* _Instruction_:
Wherever the word "with" shows up in a line, please copy that line.

Source code of charts:

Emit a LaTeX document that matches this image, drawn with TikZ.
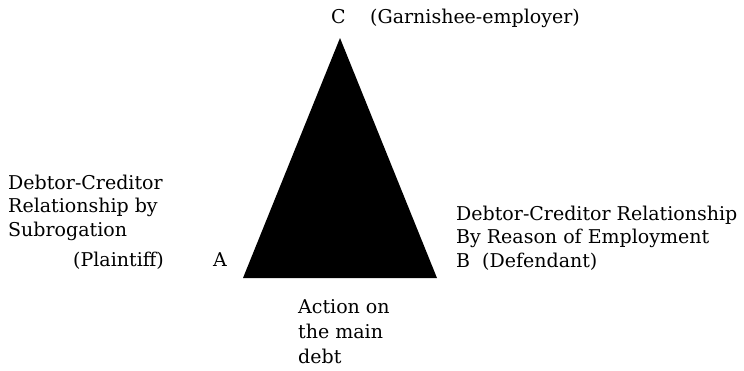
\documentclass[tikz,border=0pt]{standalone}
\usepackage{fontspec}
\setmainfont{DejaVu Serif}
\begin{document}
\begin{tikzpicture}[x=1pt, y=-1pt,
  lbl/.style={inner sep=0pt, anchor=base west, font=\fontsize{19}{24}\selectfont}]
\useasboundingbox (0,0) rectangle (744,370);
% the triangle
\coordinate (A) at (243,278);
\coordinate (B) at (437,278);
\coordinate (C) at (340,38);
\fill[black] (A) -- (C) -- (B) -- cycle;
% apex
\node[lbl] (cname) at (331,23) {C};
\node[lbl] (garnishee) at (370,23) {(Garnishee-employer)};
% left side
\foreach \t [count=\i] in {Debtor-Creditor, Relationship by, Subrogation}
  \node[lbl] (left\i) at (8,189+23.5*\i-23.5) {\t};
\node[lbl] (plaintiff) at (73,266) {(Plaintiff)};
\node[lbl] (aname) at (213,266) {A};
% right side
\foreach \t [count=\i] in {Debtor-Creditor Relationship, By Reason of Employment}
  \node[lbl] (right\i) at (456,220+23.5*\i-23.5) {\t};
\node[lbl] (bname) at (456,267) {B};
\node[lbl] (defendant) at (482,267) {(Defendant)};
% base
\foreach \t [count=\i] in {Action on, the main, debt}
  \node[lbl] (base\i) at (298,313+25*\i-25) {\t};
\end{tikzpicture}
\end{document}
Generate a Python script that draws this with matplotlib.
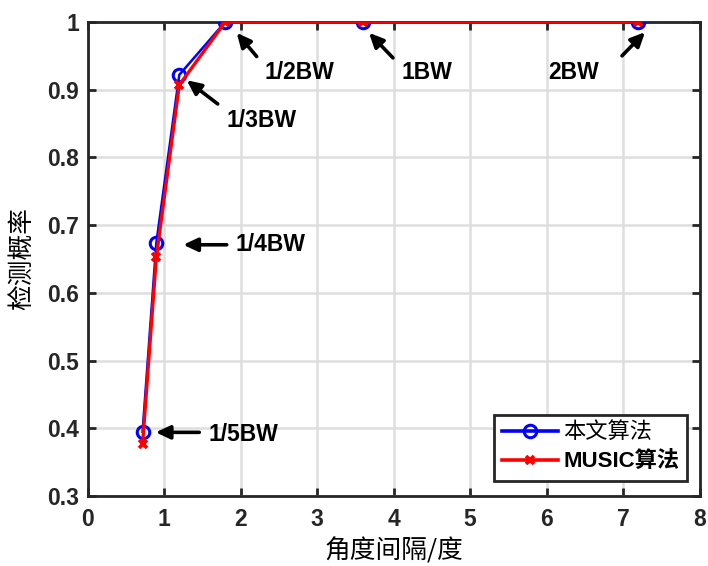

* _Reply to the task_:
Emit a LaTeX document that matches this image, drawn with TikZ.
Generate a Python script that draws this with matplotlib.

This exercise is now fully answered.